Default to double. Use float only when you have a specific reason: typically memory-constrained embedded code where you have lots of values to store, or when interfacing with a library (graphics, ML) that uses float.

float double
Size 4 bytes 8 bytes
Significant digits ~6-7 ~15-16
Speed Often the same on modern CPUs Often the same on modern CPUs

On a microcontroller without a hardware FPU, float operations may be much faster than double (the compiler emulates double in software). If you target such a platform, check the datasheet and benchmark.


Measuring time: prefer integers

For timing in control loops, std::chrono uses integer types under the hood. Durations are exact; no floating-point drift.

#include <chrono>

auto start = std::chrono::steady_clock::now();
// ... do work ...
auto elapsed = std::chrono::steady_clock::now() - start;
auto ms = std::chrono::duration_cast<std::chrono::milliseconds>(elapsed).count();

Resist the temptation to track simulation time as double t += dt.
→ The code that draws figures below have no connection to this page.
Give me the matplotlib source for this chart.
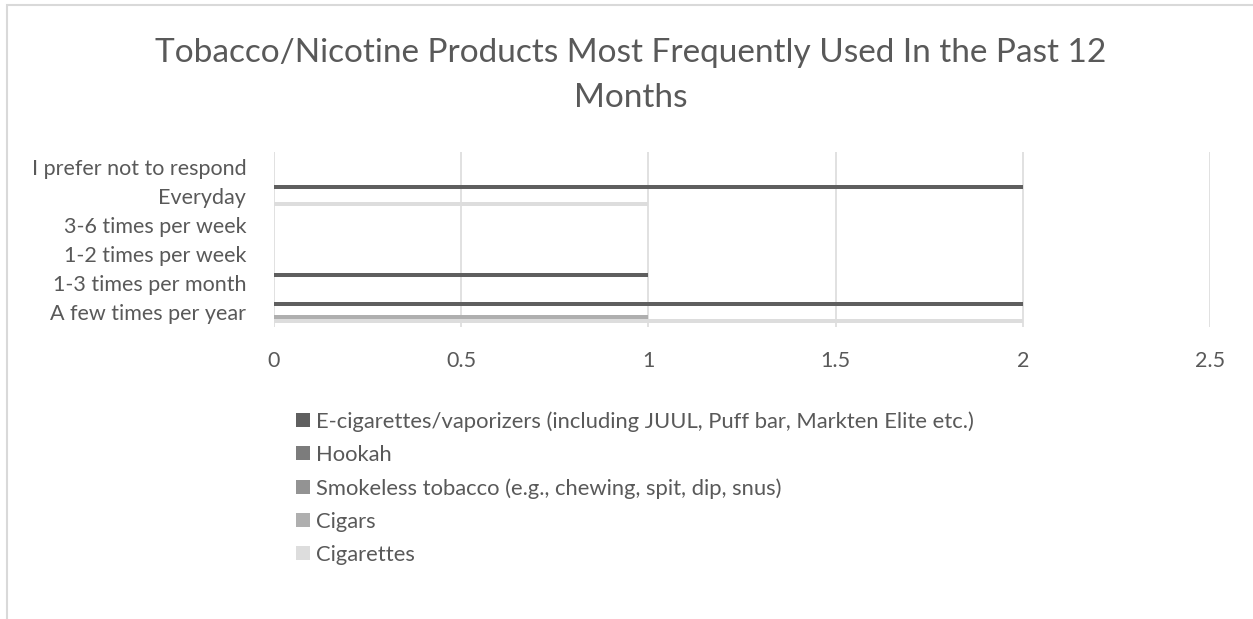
import matplotlib.pyplot as plt
import matplotlib.patches as mpatches
import numpy as np

plt.rcParams['font.family'] = ['Lato', 'DejaVu Sans']

categories = ["A few times per year", "1-3 times per month", "1-2 times per week",
              "3-6 times per week", "Everyday", "I prefer not to respond"]

# series listed bottom-to-top within each group
series = ["Cigarettes", "Cigars", "Smokeless tobacco (e.g., chewing, spit, dip, snus)",
          "Hookah", "E-cigarettes/vaporizers (including JUUL, Puff bar, Markten Elite etc.)"]
cigarettes = [2, 0, 0, 0, 1, 0]
cigars = [1, 0, 0, 0, 0, 0]
smokeless = [0, 0, 0, 0, 0, 0]
hookah = [0, 0, 0, 0, 0, 0]
ecig = [2, 1, 0, 0, 2, 0]
values = [cigarettes, cigars, smokeless, hookah, ecig]
colors = ["#dddddd", "#afafaf", "#939393", "#7c7c7c", "#5f5f5f"]
text_color = "#595959"
title_lines = ["Tobacco/Nicotine Products Most Frequently Used In the Past 12", "Months"]

fig = plt.figure(figsize=(12.53, 6.19), dpi=100)
fig.patches.append(mpatches.Rectangle((0.0055, -0.1), 1.1, 1.092, transform=fig.transFigure,
                                      fill=False, edgecolor="#d9d9d9", linewidth=1.5))

ax = fig.add_axes([0.2187, 0.4717, 0.7470, 0.2827])
y = np.arange(len(categories))
h = 0.147
bars = []
for i, (name, vals, c) in enumerate(zip(series, values, colors)):
    b = ax.barh(y + (i - 2) * h, vals, height=h, color=c, label=name, zorder=3)
    bars.append(b)

ax.set_xlim(0, 2.5)
ax.set_ylim(-0.5, len(categories) - 0.5)
ax.set_xticks([0, 0.5, 1, 1.5, 2, 2.5])
ax.set_xticklabels(["0", "0.5", "1", "1.5", "2", "2.5"])
ax.set_yticks(y)
ax.set_yticklabels(categories)
ax.grid(axis="x", color="#d9d9d9", linewidth=1.1, zorder=0)
for s in ax.spines.values():
    s.set_visible(False)
ax.tick_params(length=0, labelsize=15.5, colors=text_color)
ax.tick_params(axis="x", pad=17)
ax.tick_params(axis="y", pad=20)

# title, one baseline per line
for line, yb in zip(title_lines, [0.9003, 0.8267]):
    fig.text(0.5032, yb, line, ha="center", va="baseline", fontsize=24, color=text_color)

leg = fig.legend(bars[::-1], series[::-1], loc="upper left", bbox_to_anchor=(0.2362, 0.336),
                 frameon=False, fontsize=15.8, handlelength=0.65, handleheight=0.65,
                 handletextpad=0.28, labelspacing=0.6, borderpad=0, borderaxespad=0,
                 labelcolor=text_color)

fig.savefig("out.png", dpi=100)
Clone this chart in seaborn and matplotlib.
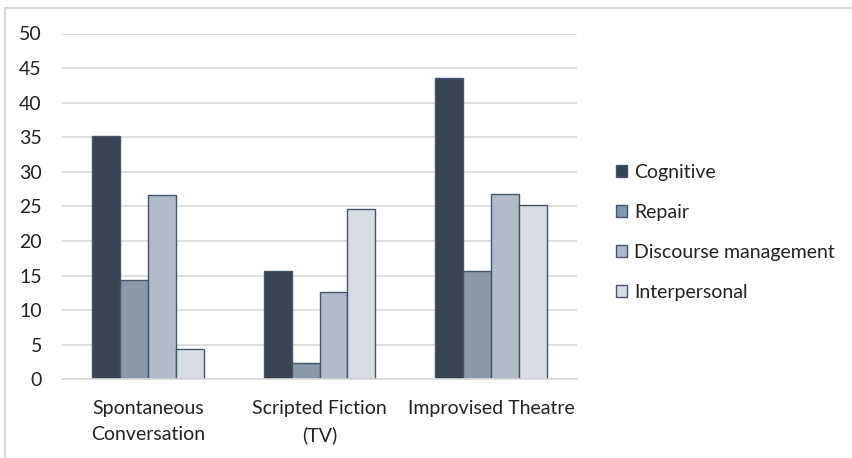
import numpy as np
import pandas as pd
import seaborn as sns
import matplotlib.pyplot as plt
from matplotlib.patches import Rectangle, Patch

# values
categories = ['Spontaneous\nConversation', 'Scripted Fiction\n(TV)', 'Improvised Theatre']
functions = ['Cognitive', 'Repair', 'Discourse management', 'Interpersonal']
cognitive = [35.2, 15.7, 43.5]
repair = [14.4, 2.3, 15.7]
discourse = [26.6, 12.6, 26.8]
interpersonal = [4.4, 24.6, 25.2]
colors = ['#364256', '#8497B0', '#ADB9CA', '#D6DCE5']

data = pd.DataFrame({
    'category': categories * 4,
    'function': np.repeat(functions, 3),
    'value': cognitive + repair + discourse + interpersonal,
})

sns.set_style('white')
plt.rcParams['font.family'] = ['Lato', 'DejaVu Sans']

fig = plt.figure(figsize=(8.52, 4.58), dpi=100)
ax = fig.add_axes([62 / 852, 1 - 379.3 / 458, (577 - 62) / 852, (379.3 - 33.5) / 458])

sns.barplot(data=data, x='category', y='value', hue='function', hue_order=functions,
            palette=colors, width=0.65, ax=ax, edgecolor='#44546A', linewidth=1.0,
            legend=False)

ax.set_ylim(0, 50)
ax.set_yticks(range(0, 51, 5))
ax.set_xlim(-0.5, 2.5)
ax.grid(axis='y', color='#D9D9D9', linewidth=1.2)
ax.set_axisbelow(True)
for s in ['top', 'right', 'left']:
    ax.spines[s].set_visible(False)
ax.spines['bottom'].set_color('#D9D9D9')
ax.spines['bottom'].set_linewidth(1.2)
ax.tick_params(axis='y', length=0, pad=14.5, labelsize=14, labelcolor='#222222')
ax.tick_params(axis='x', length=0, pad=15, labelsize=14, labelcolor='#222222')
for lbl in ax.get_xticklabels():
    lbl.set_linespacing(1.6)
ax.set_xlabel('')
ax.set_ylabel('')

handles = [Patch(facecolor=c, edgecolor='#44546A', linewidth=1.0) for c in colors]
fig.legend(handles, functions, loc='center left', bbox_to_anchor=(598 / 852, 1 - 232.5 / 458),
           frameon=False, fontsize=14, handlelength=0.6, handleheight=0.6,
           handletextpad=0.35, labelspacing=1.18, labelcolor='#222222')

# light frame around the chart area
fig.patches.append(Rectangle((5 / 852, -0.05), 1.1, 1 - 8 / 458 + 0.05, transform=fig.transFigure,
                             fill=False, edgecolor='#D9D9D9', linewidth=1.5))

fig.savefig('out.png', dpi=100)
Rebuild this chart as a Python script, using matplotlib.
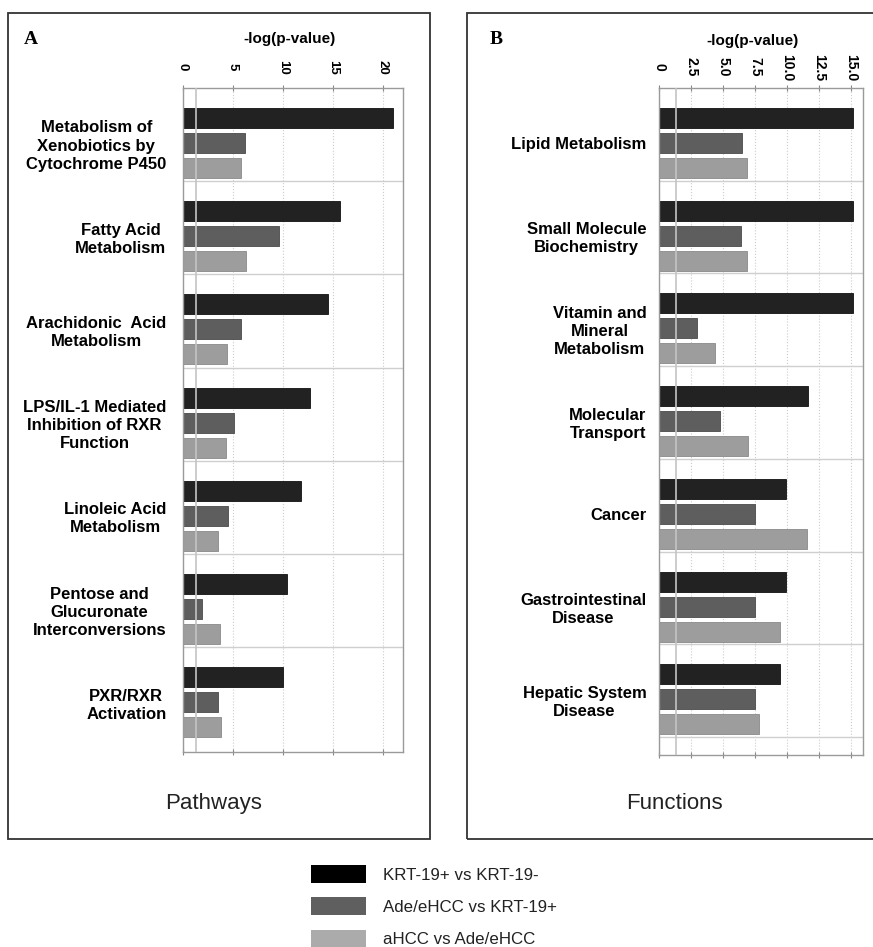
import numpy as np
import matplotlib
matplotlib.use("Agg")
import matplotlib.pyplot as plt
from matplotlib.patches import Rectangle, Patch

plt.rcParams['font.family'] = ['Liberation Sans', 'DejaVu Sans']

# ---------------- data ----------------
pathways = ["Metabolism of\nXenobiotics by\nCytochrome P450",
            "Fatty Acid\nMetabolism",
            "Arachidonic  Acid\nMetabolism",
            "LPS/IL-1 Mediated\nInhibition of RXR\nFunction",
            "Linoleic Acid\nMetabolism",
            "Pentose and\nGlucuronate\nInterconversions",
            "PXR/RXR\nActivation"]
krt_A = [21.0, 15.7, 14.5, 12.7, 11.8, 10.4, 10.0]
ade_A = [6.2, 9.6, 5.8, 5.1, 4.5, 1.9, 3.5]
ahcc_A = [5.8, 6.3, 4.4, 4.3, 3.5, 3.7, 3.8]

functions = ["Lipid Metabolism",
             "Small Molecule\nBiochemistry",
             "Vitamin and\nMineral\nMetabolism",
             "Molecular\nTransport",
             "Cancer",
             "Gastrointestinal\nDisease",
             "Hepatic System\nDisease"]
krt_B = [15.1, 15.1, 15.1, 11.6, 9.9, 9.9, 9.4]
ade_B = [6.45, 6.4, 2.95, 4.75, 7.5, 7.5, 7.5]
ahcc_B = [6.85, 6.85, 4.4, 6.9, 11.5, 9.4, 7.8]

series_names = ["KRT-19+ vs KRT-19-", "Ade/eHCC vs KRT-19+", "aHCC vs Ade/eHCC"]
ticks_A = [0, 5, 10, 15, 20]
ticklabels_A = ["0", "5", "10", "15", "20"]
ticks_B = [0, 2.5, 5.0, 7.5, 10.0, 12.5, 15.0]
ticklabels_B = ["0", "2.5", "5.0", "7.5", "10.0", "12.5", "15.0"]
threshold = 1.3

# ---------------- layout ----------------
W, H = 873, 947
fig = plt.figure(figsize=(W / 100, H / 100), dpi=100)

def fx(px):
    return px / W

def fy(py):
    return 1 - py / H

bar_colors = ['#222222', '#5e5e5e', '#9d9d9d']
edge_colors = ['#111111', '#4a4a4a', '#8a8a8a']
legend_colors = ['#000000', '#5f5f5f', '#ababab']

# panel frames
fig.patches.append(Rectangle((fx(8), fy(839)), fx(430) - fx(8), (839 - 13) / H,
                             transform=fig.transFigure, fill=False,
                             edgecolor='#333333', lw=1.3))
fig.patches.append(Rectangle((fx(467), fy(839)), fx(885) - fx(467), (839 - 13) / H,
                             transform=fig.transFigure, fill=False,
                             edgecolor='#333333', lw=1.3))


def draw_panel(ax, cats, series, xmax, ticks, ticklabels, group_px, n_sep,
               tick_fs, label_pad, xlabel_xy):
    n = len(cats)
    ax_h_px = ax.get_position().height * H
    ymax = ax_h_px / group_px
    off0 = 30 / group_px
    pitch = 25 / group_px
    bh = 20 / group_px
    y = np.arange(n)
    for k, vals in enumerate(series):
        ax.barh(y + off0 + k * pitch, vals, height=bh, color=bar_colors[k],
                edgecolor=edge_colors[k], lw=0.6, zorder=2)
    ax.set_ylim(ymax, 0)
    ax.set_xlim(0, xmax)
    ax.set_yticks(y + off0 + pitch)
    ax.set_yticklabels(cats, fontsize=12, fontweight='bold',
                       multialignment='center', linespacing=1.25)
    ax.tick_params(axis='y', length=0, pad=label_pad)
    for s in range(1, n_sep + 1):
        ax.axhline(s, color='#cfcfcf', lw=1.0, zorder=1)
    ax.axvline(threshold, color='#c4c4c4', lw=1.2, zorder=3)
    ax.set_xticks(ticks)
    ax.set_xticklabels(ticklabels, fontsize=tick_fs, fontweight='bold')
    ax.tick_params(axis='x', top=True, bottom=True, labeltop=True,
                   labelbottom=False, direction='inout', length=4,
                   color='#888888', labelrotation=-90, pad=13)
    for lab in ax.get_xticklabels():
        lab.set_va('center')
    ax.grid(axis='x', linestyle=':', color='#cccccc', lw=0.8, zorder=0)
    ax.set_axisbelow(True)
    for sp in ax.spines.values():
        sp.set_color('#9a9a9a')
        sp.set_linewidth(1.0)
    ax.xaxis.set_label_position('top')
    ax.set_xlabel('-log(p-value)', fontsize=11, fontweight='bold')
    ax.xaxis.set_label_coords(*xlabel_xy)


axA = fig.add_axes([fx(183), fy(752), (403 - 183) / W, (752 - 88) / H])
axB = fig.add_axes([fx(659), fy(755), (863 - 659) / W, (755 - 88) / H])

draw_panel(axA, pathways, [krt_A, ade_A, ahcc_A], 22.0, ticks_A, ticklabels_A,
           93.2, 6, 9.5, 12, (0.486, 1.068))
draw_panel(axB, functions, [krt_B, ade_B, ahcc_B], 15.9, ticks_B, ticklabels_B,
           92.7, 7, 10, 9, (0.456, 1.064))

# panel letters
fig.text(fx(31), fy(39), 'A', fontsize=14, fontweight='bold',
         family=['Liberation Serif', 'DejaVu Serif'], ha='center', va='center')
fig.text(fx(496), fy(39), 'B', fontsize=14, fontweight='bold',
         family=['Liberation Serif', 'DejaVu Serif'], ha='center', va='center')

# panel captions
fig.text(fx(214), fy(803), 'Pathways', fontsize=16, ha='center', va='center',
         color='#222222')
fig.text(fx(674), fy(803), 'Functions', fontsize=16, ha='center', va='center',
         color='#222222')

# legend
handles = [Patch(facecolor=c, edgecolor='none') for c in legend_colors]
fig.legend(handles, series_names, loc='upper left',
           bbox_to_anchor=(fx(311), fy(865)), frameon=False, fontsize=12.2,
           handlelength=3.25, handleheight=1.25, handletextpad=1.0,
           labelspacing=0.85, borderpad=0, borderaxespad=0,
           labelcolor='#222222')

fig.savefig('out.png', dpi=100)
Over a long run, accumulated error in t adds up. Use an integer step count and multiply when you need a time value.


When you have to print a float

std::cout formats doubles with a default precision of 6 significant digits, which is often misleading:

double x = 0.1 + 0.2;
std::cout << x << "\n";                                       // 0.3, misleading
std::cout << std::setprecision(17) << x << "\n";              // 0.30000000000000004

For debugging precision issues, set a high precision explicitly. For user-facing output, std::fixed << std::setprecision(2) gives a fixed two-decimal-places display.


Summary

  • Floats and doubles are approximations of decimal numbers. They are not exact.
  • Never use == to compare floats. Use a tolerance or a range.
  • Long sums accumulate error. Use double (not float) and consider Kahan summation for high-precision sums.
  • Division by zero is well-defined for floats; it produces infinity or NaN.
  • NaN poisons every expression it touches and compares unequal to everything, including itself.
  • Default to double. Use float only with reason.
  • For timing, use std::chrono (integer-based).